How Washington and the beleaguered U.S. auto sector might respond to a wave of inexpensive electric vehicles from China is difficult to predict. And it is also unclear how China’s cleantech efforts in cars, energy, and other areas will be affected if key markets such as the U.S. and Europe don’t recover quickly from the recession. Chinese makers of solar photovoltaics, including Suntech, export about 98% of their production. They have been battered this year by a collapse in demand in Germany, Spain, and Japan, China’s top markets for solar gear. Suntech’s factories are currently running at half of last year’s capacity.
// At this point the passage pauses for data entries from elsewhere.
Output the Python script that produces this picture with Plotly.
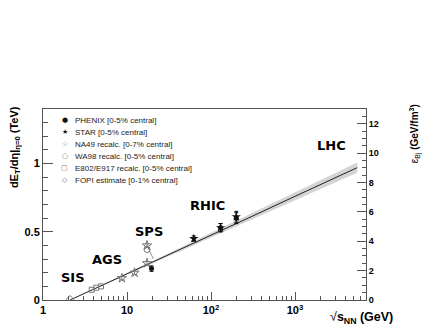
import math
import plotly.graph_objects as go

# data
phenix_x = [19.6, 130, 200]
phenix_y = [0.23, 0.53, 0.60]
phenix_err = [0.02, 0.03, 0.04]

star_x = [62.4, 130, 200]
star_y = [0.45, 0.53, 0.61]
star_err = [0.02, 0.03, 0.04]

na49_x = [8.7, 12.3, 17.3, 17.3]
na49_y = [0.16, 0.20, 0.27, 0.40]

wa98_x = [17.3]
wa98_y = [0.37]

e802_x = [3.8, 4.3, 4.9]
e802_y = [0.075, 0.09, 0.10]

fopi_x = [2.1]
fopi_y = [0.005]

fit_x = [2.1, 10, 30, 100, 300, 1000, 3000, 5500]
fit_y = [0.0, 0.19, 0.325, 0.475, 0.61, 0.76, 0.895, 0.97]
band_lo = [0.0, 0.184, 0.313, 0.457, 0.586, 0.731, 0.861, 0.933]
band_hi = [0.0, 0.196, 0.337, 0.493, 0.634, 0.789, 0.929, 1.007]

legend_labels = ["PHENIX [0-5% central]", "STAR [0-5% central]", "NA49 recalc. [0-7% central]",
                 "WA98 recalc. [0-5% central]", "E802/E917 recalc. [0-5% central]",
                 "FOPI estimate [0-1% central]"]
legend_glyphs = ["\u25cf", "\u2605", "\u2606", "\u25cb", "\u25a1", "\u25c7"]
legend_colors = ["#111111", "#111111", "#777777", "#777777", "#777777", "#777777"]

regions = ["SIS", "AGS", "SPS", "RHIC", "LHC"]
region_x = [2.3, 5.8, 18.3, 92, 2700]
region_y = [0.165, 0.30, 0.50, 0.69, 1.13]

FONT = "Liberation Sans, Arial, sans-serif"
BOLD = "DejaVu Sans, sans-serif"
AX = "#555555"

fig = go.Figure()

fig.add_trace(go.Scatter(x=fit_x, y=band_hi, mode="lines", line=dict(width=0), hoverinfo="skip"))
fig.add_trace(go.Scatter(x=fit_x, y=band_lo, mode="lines", line=dict(width=0), fill="tonexty",
                         fillcolor="#d4d4d4", hoverinfo="skip"))
fig.add_trace(go.Scatter(x=fit_x, y=fit_y, mode="lines", line=dict(color="#222222", width=1)))

fig.add_trace(go.Scatter(x=fopi_x, y=fopi_y, mode="markers",
                         marker=dict(symbol="diamond-open", size=6, color="#777777", line=dict(width=1))))
fig.add_trace(go.Scatter(x=e802_x, y=e802_y, mode="markers",
                         marker=dict(symbol="square-open", size=5, color="#777777", line=dict(width=1))))
fig.add_trace(go.Scatter(x=na49_x, y=na49_y, mode="markers",
                         error_y=dict(type="constant", value=0.012, color="#777777", thickness=1, width=2),
                         marker=dict(symbol="star-open", size=7, color="#777777", line=dict(width=1))))
fig.add_trace(go.Scatter(x=wa98_x, y=wa98_y, mode="markers",
                         marker=dict(symbol="circle-open", size=6, color="#777777", line=dict(width=1))))
fig.add_trace(go.Scatter(x=star_x, y=star_y, mode="markers",
                         error_y=dict(type="data", array=star_err, color="#111111", thickness=1, width=2),
                         marker=dict(symbol="star", size=7, color="#111111")))
fig.add_trace(go.Scatter(x=phenix_x, y=phenix_y, mode="markers",
                         error_y=dict(type="data", array=phenix_err, color="#111111", thickness=1, width=2),
                         marker=dict(symbol="circle", size=5, color="#111111")))

# second axis for energy density (only scale)
fig.add_trace(go.Scatter(x=[1], y=[0], yaxis="y2", mode="markers", marker=dict(opacity=0),
                         hoverinfo="skip"))

ann = []
for i, (g, t, c) in enumerate(zip(legend_glyphs, legend_labels, legend_colors)):
    yy = 0.942 - i * 0.063
    ann.append(dict(x=0.068, y=yy, xref="paper", yref="paper", text=g, showarrow=False,
                    xanchor="center", yanchor="middle",
                    font=dict(family="DejaVu Sans", size=7, color=c)))
    ann.append(dict(x=0.094, y=yy, xref="paper", yref="paper", text=t, showarrow=False,
                    xanchor="left", yanchor="middle",
                    font=dict(family=FONT, size=8, color="#222222")))

for r, rx, ry in zip(regions, region_x, region_y):
    ann.append(dict(x=math.log10(rx), y=ry, xref="x", yref="y", text="<b>%s</b>" % r, showarrow=False,
                    font=dict(family=BOLD, size=13, color="black")))

# SPS connector
ann.append(dict(x=math.log10(na49_x[3]), y=na49_y[3], xref="x", yref="y", axref="x", ayref="y",
                ax=math.log10(21), ay=0.29, text="", showarrow=True, arrowhead=0,
                arrowwidth=0.8, arrowcolor="#777777"))

ann.append(dict(x=-0.087, y=0.80, xref="paper", yref="paper", textangle=-90, showarrow=False,
                xanchor="center", yanchor="middle",
                text="<b>dE<sub>T</sub>/d\u03b7|<sub>\u03b7=0</sub> (TeV)</b>",
                font=dict(family=FONT, size=11, color="black")))
ann.append(dict(x=1.15, y=0.87, xref="paper", yref="paper", textangle=-90, showarrow=False,
                xanchor="center", yanchor="middle",
                text="\u03b5<sub>Bj</sub> <b>(GeV/fm<sup>3</sup>)</b>",
                font=dict(family=FONT, size=10, color="black")))
ann.append(dict(x=0.985, y=-0.095, xref="paper", yref="paper", showarrow=False,
                xanchor="center", yanchor="middle",
                text="\u221a<b>s<sub>NN</sub> (GeV)</b>",
                font=dict(family=FONT, size=12.5, color="black")))

minor_x = [m * 10 ** d for d in range(4) for m in range(2, 10)]

# the page body adds 8px, so margins are shifted to compensate
fig.update_layout(
    width=436, height=327,
    margin=dict(l=35, r=78, t=101, b=35),
    paper_bgcolor="white", plot_bgcolor="white",
    showlegend=False,
    annotations=ann,
    xaxis=dict(type="log", range=[0, 3.845], showgrid=False, zeroline=False, automargin=False,
               showline=True, linecolor=AX, linewidth=1, mirror=True,
               ticks="inside", ticklen=8, tickcolor=AX,
               tickvals=[1, 10, 100, 1000], ticktext=["1", "10", "10<sup>2</sup>", "10<sup>3</sup>"],
               tickfont=dict(family=FONT, size=11, color="black", weight="bold"),
               minor=dict(tickvals=minor_x, ticks="inside", ticklen=4, tickcolor=AX)),
    yaxis=dict(range=[0, 1.4], showgrid=False, zeroline=False, automargin=False,
               showline=True, linecolor=AX, linewidth=1,
               ticks="inside", ticklen=10, tickcolor=AX,
               tickvals=[0, 0.5, 1], ticktext=["0", "0.5", "1"],
               tickfont=dict(family=FONT, size=11, color="black", weight="bold"),
               minor=dict(dtick=0.1, ticks="inside", ticklen=5, tickcolor=AX)),
    yaxis2=dict(range=[0, 13.0], overlaying="y", side="right", showgrid=False, zeroline=False,
                automargin=False, showline=True, linecolor=AX, linewidth=1,
                ticks="inside", ticklen=9, tickcolor=AX, dtick=2,
                tickfont=dict(family=FONT, size=9, color="black", weight="bold"),
                minor=dict(dtick=0.5, ticks="inside", ticklen=4, tickcolor=AX)),
)

fig.write_html("out.html")
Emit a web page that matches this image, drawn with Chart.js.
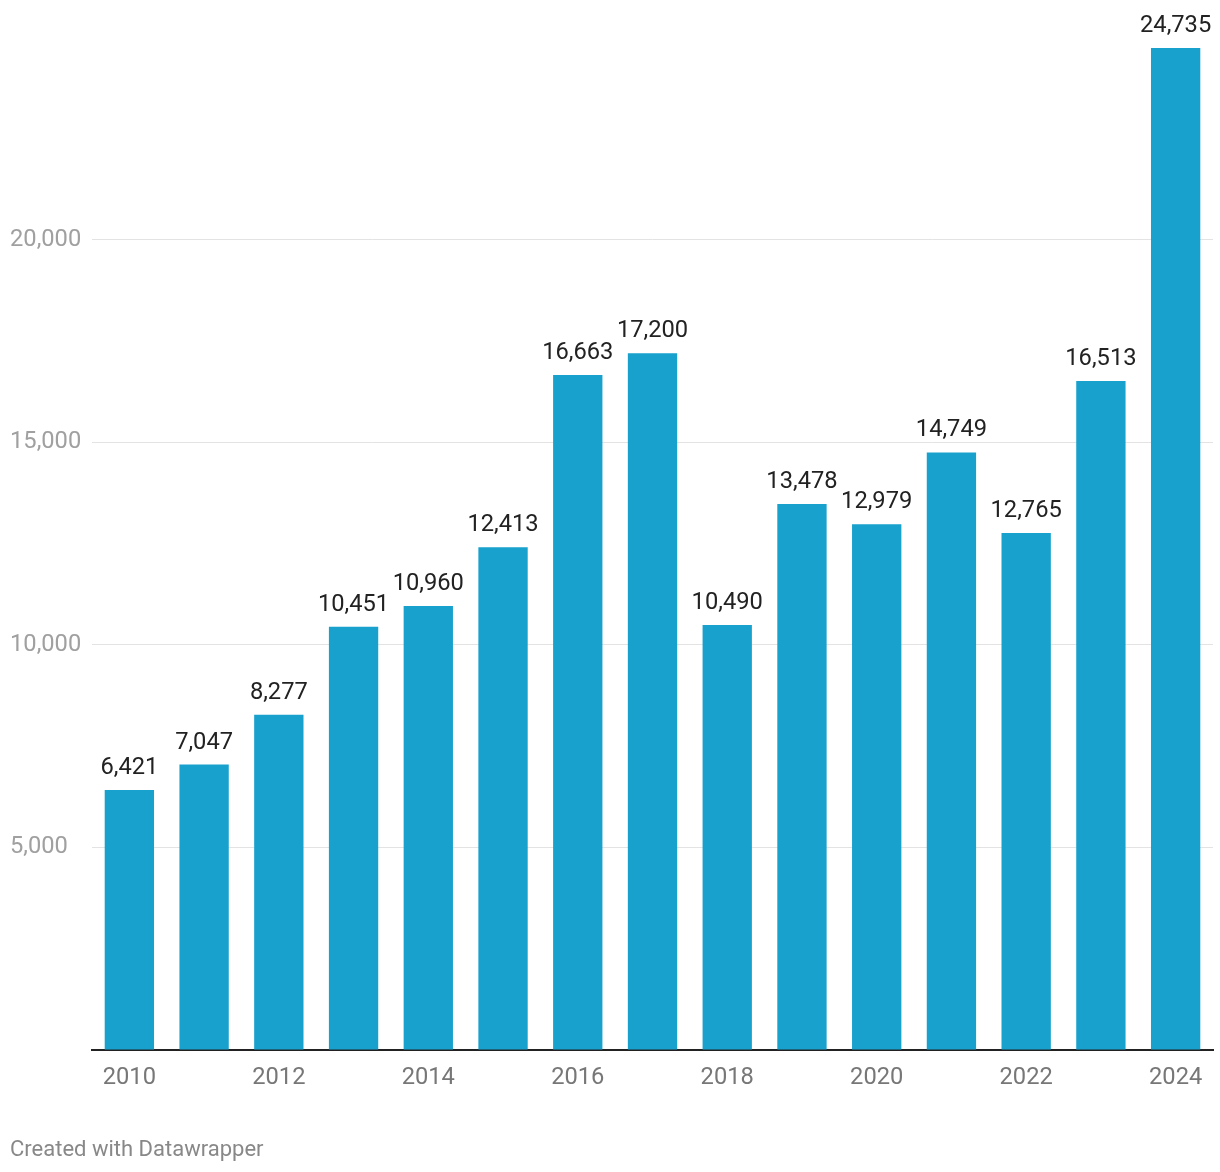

Even inside China, academics and business executives say Beijing needs to do more to bolster cleantech initiatives and make them recession-proof. For example, without better information on how such policies as the current Renewable Energy Law are to be enforced, “many of the terms are meaningless,” complains Himin’s Huang. And even when the terms are clear, companies don’t always adhere, says Zhou Weidong, the Guangzhou-based China director at the Business for Social Responsibility, a global consultancy promoting sustainable business practices: “Paying penalties is cheaper than complying with the law in many areas.”
At times, it seems as though Beijing is pedaling in the wrong direction. Late last year, China’s Environmental Protection Ministry loosened review standards on potentially polluting industrial projects. In an economic crunch, “environmental protection is downplayed to second, or third, or even fourth priority,” observes Guo Peiyuan of SynTao, a corporate social responsibility advisory firm in Beijing.
While acknowledging there has been some backsliding, most China watchers say the government is unlikely to stage a full-throttle retreat. Too much of its export growth is contingent on meeting strict environmental regulations. And Beijing recognizes that Chinese society can’t tolerate much more environmental degradation. The World Bank estimates damage from pollution—everything from decimated fisheries to premature human death—saps nearly 6% of China’s gross domestic product each year as well. For economic reasons alone, it will be difficult for China to turn back the clock.